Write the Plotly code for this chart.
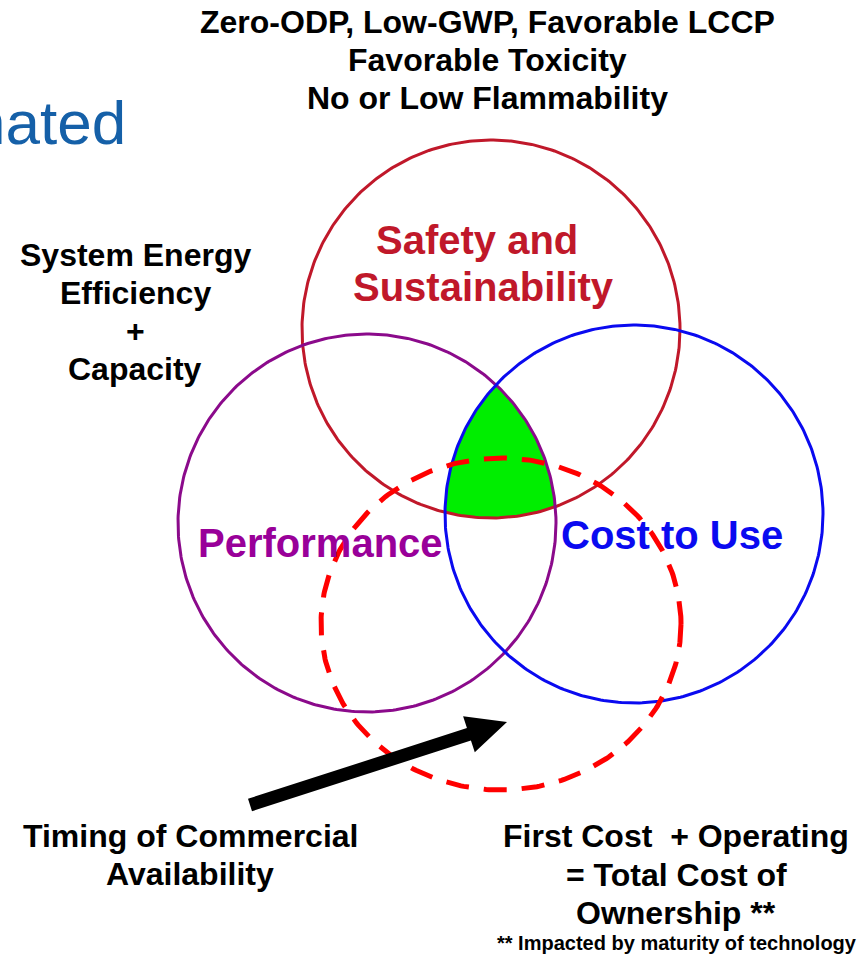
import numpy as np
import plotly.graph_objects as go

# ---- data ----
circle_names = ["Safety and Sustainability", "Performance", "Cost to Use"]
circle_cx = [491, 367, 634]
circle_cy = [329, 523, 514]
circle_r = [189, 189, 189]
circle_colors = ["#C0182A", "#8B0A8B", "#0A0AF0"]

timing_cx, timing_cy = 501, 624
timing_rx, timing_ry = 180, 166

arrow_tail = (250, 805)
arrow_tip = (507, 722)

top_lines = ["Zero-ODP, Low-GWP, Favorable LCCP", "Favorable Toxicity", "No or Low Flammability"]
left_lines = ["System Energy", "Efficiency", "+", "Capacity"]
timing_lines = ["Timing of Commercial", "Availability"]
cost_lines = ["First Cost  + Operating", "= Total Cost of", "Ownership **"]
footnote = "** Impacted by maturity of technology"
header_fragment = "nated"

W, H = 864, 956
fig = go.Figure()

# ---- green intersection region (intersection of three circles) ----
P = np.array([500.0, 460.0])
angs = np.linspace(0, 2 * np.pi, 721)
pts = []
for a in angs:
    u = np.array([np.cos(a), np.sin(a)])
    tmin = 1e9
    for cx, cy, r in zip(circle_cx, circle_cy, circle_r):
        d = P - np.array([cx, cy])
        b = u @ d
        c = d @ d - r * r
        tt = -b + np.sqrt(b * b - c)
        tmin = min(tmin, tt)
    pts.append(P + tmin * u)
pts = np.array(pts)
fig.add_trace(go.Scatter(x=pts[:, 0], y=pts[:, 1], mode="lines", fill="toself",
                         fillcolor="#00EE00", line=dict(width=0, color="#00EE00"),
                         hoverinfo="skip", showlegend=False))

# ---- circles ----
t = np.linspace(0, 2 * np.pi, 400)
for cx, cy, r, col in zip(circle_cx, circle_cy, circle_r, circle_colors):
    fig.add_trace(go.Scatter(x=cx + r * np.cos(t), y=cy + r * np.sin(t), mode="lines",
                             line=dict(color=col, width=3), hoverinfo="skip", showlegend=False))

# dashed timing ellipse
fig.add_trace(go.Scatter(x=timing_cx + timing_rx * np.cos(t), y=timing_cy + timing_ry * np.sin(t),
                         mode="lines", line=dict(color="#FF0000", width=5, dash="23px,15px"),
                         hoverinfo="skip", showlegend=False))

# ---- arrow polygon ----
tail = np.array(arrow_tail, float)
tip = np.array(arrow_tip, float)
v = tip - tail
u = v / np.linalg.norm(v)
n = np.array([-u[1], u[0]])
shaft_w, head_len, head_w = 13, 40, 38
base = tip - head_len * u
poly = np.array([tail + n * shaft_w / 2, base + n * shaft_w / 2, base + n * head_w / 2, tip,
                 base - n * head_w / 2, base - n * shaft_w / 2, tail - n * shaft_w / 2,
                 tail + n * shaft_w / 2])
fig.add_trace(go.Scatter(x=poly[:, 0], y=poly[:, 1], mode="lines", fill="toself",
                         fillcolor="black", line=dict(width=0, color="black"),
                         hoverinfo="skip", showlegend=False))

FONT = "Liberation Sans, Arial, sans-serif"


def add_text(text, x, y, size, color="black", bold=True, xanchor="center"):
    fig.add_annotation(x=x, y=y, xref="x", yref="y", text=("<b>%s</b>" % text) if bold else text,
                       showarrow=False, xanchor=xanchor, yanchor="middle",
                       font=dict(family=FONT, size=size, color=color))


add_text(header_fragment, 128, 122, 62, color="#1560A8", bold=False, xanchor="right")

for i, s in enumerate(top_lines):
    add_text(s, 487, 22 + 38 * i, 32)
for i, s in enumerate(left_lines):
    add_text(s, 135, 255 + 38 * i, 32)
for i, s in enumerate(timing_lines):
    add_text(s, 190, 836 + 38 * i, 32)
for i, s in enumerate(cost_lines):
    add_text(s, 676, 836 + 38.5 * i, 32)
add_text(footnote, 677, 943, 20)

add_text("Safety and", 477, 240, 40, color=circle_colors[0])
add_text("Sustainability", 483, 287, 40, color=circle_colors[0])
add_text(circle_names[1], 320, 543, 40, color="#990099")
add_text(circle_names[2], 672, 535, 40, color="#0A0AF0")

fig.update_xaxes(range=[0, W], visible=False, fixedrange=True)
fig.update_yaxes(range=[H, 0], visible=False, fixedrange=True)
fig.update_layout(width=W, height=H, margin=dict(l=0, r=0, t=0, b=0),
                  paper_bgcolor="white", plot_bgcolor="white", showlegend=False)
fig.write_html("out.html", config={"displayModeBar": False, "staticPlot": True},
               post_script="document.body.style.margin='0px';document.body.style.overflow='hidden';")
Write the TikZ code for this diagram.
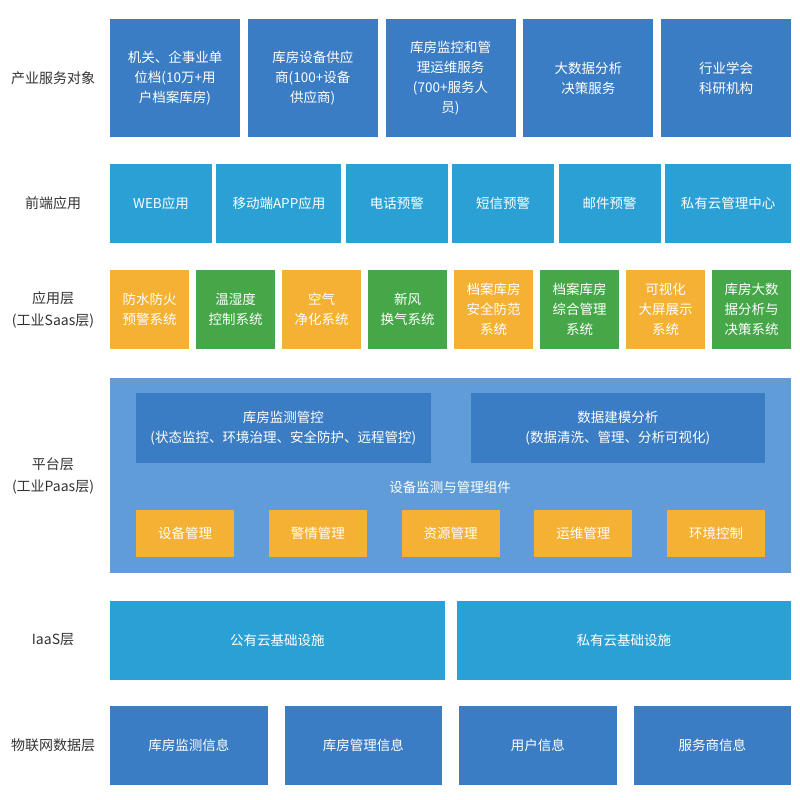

------------------------------------------------------------

Quote the material word for word, dropping any images it holds.

[The reply]
Write the Plotly code for this chart.
import numpy as np
import plotly.graph_objects as go

# ---- data ----
circle_names = ["Safety and Sustainability", "Performance", "Cost to Use"]
circle_cx = [491, 367, 634]
circle_cy = [329, 523, 514]
circle_r = [189, 189, 189]
circle_colors = ["#C0182A", "#8B0A8B", "#0A0AF0"]

timing_cx, timing_cy = 501, 624
timing_rx, timing_ry = 180, 166

arrow_tail = (250, 805)
arrow_tip = (507, 722)

top_lines = ["Zero-ODP, Low-GWP, Favorable LCCP", "Favorable Toxicity", "No or Low Flammability"]
left_lines = ["System Energy", "Efficiency", "+", "Capacity"]
timing_lines = ["Timing of Commercial", "Availability"]
cost_lines = ["First Cost  + Operating", "= Total Cost of", "Ownership **"]
footnote = "** Impacted by maturity of technology"
header_fragment = "nated"

W, H = 864, 956
fig = go.Figure()

# ---- green intersection region (intersection of three circles) ----
P = np.array([500.0, 460.0])
angs = np.linspace(0, 2 * np.pi, 721)
pts = []
for a in angs:
    u = np.array([np.cos(a), np.sin(a)])
    tmin = 1e9
    for cx, cy, r in zip(circle_cx, circle_cy, circle_r):
        d = P - np.array([cx, cy])
        b = u @ d
        c = d @ d - r * r
        tt = -b + np.sqrt(b * b - c)
        tmin = min(tmin, tt)
    pts.append(P + tmin * u)
pts = np.array(pts)
fig.add_trace(go.Scatter(x=pts[:, 0], y=pts[:, 1], mode="lines", fill="toself",
                         fillcolor="#00EE00", line=dict(width=0, color="#00EE00"),
                         hoverinfo="skip", showlegend=False))

# ---- circles ----
t = np.linspace(0, 2 * np.pi, 400)
for cx, cy, r, col in zip(circle_cx, circle_cy, circle_r, circle_colors):
    fig.add_trace(go.Scatter(x=cx + r * np.cos(t), y=cy + r * np.sin(t), mode="lines",
                             line=dict(color=col, width=3), hoverinfo="skip", showlegend=False))

# dashed timing ellipse
fig.add_trace(go.Scatter(x=timing_cx + timing_rx * np.cos(t), y=timing_cy + timing_ry * np.sin(t),
                         mode="lines", line=dict(color="#FF0000", width=5, dash="23px,15px"),
                         hoverinfo="skip", showlegend=False))

# ---- arrow polygon ----
tail = np.array(arrow_tail, float)
tip = np.array(arrow_tip, float)
v = tip - tail
u = v / np.linalg.norm(v)
n = np.array([-u[1], u[0]])
shaft_w, head_len, head_w = 13, 40, 38
base = tip - head_len * u
poly = np.array([tail + n * shaft_w / 2, base + n * shaft_w / 2, base + n * head_w / 2, tip,
                 base - n * head_w / 2, base - n * shaft_w / 2, tail - n * shaft_w / 2,
                 tail + n * shaft_w / 2])
fig.add_trace(go.Scatter(x=poly[:, 0], y=poly[:, 1], mode="lines", fill="toself",
                         fillcolor="black", line=dict(width=0, color="black"),
                         hoverinfo="skip", showlegend=False))

FONT = "Liberation Sans, Arial, sans-serif"


def add_text(text, x, y, size, color="black", bold=True, xanchor="center"):
    fig.add_annotation(x=x, y=y, xref="x", yref="y", text=("<b>%s</b>" % text) if bold else text,
                       showarrow=False, xanchor=xanchor, yanchor="middle",
                       font=dict(family=FONT, size=size, color=color))


add_text(header_fragment, 128, 122, 62, color="#1560A8", bold=False, xanchor="right")

for i, s in enumerate(top_lines):
    add_text(s, 487, 22 + 38 * i, 32)
for i, s in enumerate(left_lines):
    add_text(s, 135, 255 + 38 * i, 32)
for i, s in enumerate(timing_lines):
    add_text(s, 190, 836 + 38 * i, 32)
for i, s in enumerate(cost_lines):
    add_text(s, 676, 836 + 38.5 * i, 32)
add_text(footnote, 677, 943, 20)

add_text("Safety and", 477, 240, 40, color=circle_colors[0])
add_text("Sustainability", 483, 287, 40, color=circle_colors[0])
add_text(circle_names[1], 320, 543, 40, color="#990099")
add_text(circle_names[2], 672, 535, 40, color="#0A0AF0")

fig.update_xaxes(range=[0, W], visible=False, fixedrange=True)
fig.update_yaxes(range=[H, 0], visible=False, fixedrange=True)
fig.update_layout(width=W, height=H, margin=dict(l=0, r=0, t=0, b=0),
                  paper_bgcolor="white", plot_bgcolor="white", showlegend=False)
fig.write_html("out.html", config={"displayModeBar": False, "staticPlot": True},
               post_script="document.body.style.margin='0px';document.body.style.overflow='hidden';")
Write the TikZ code for this diagram.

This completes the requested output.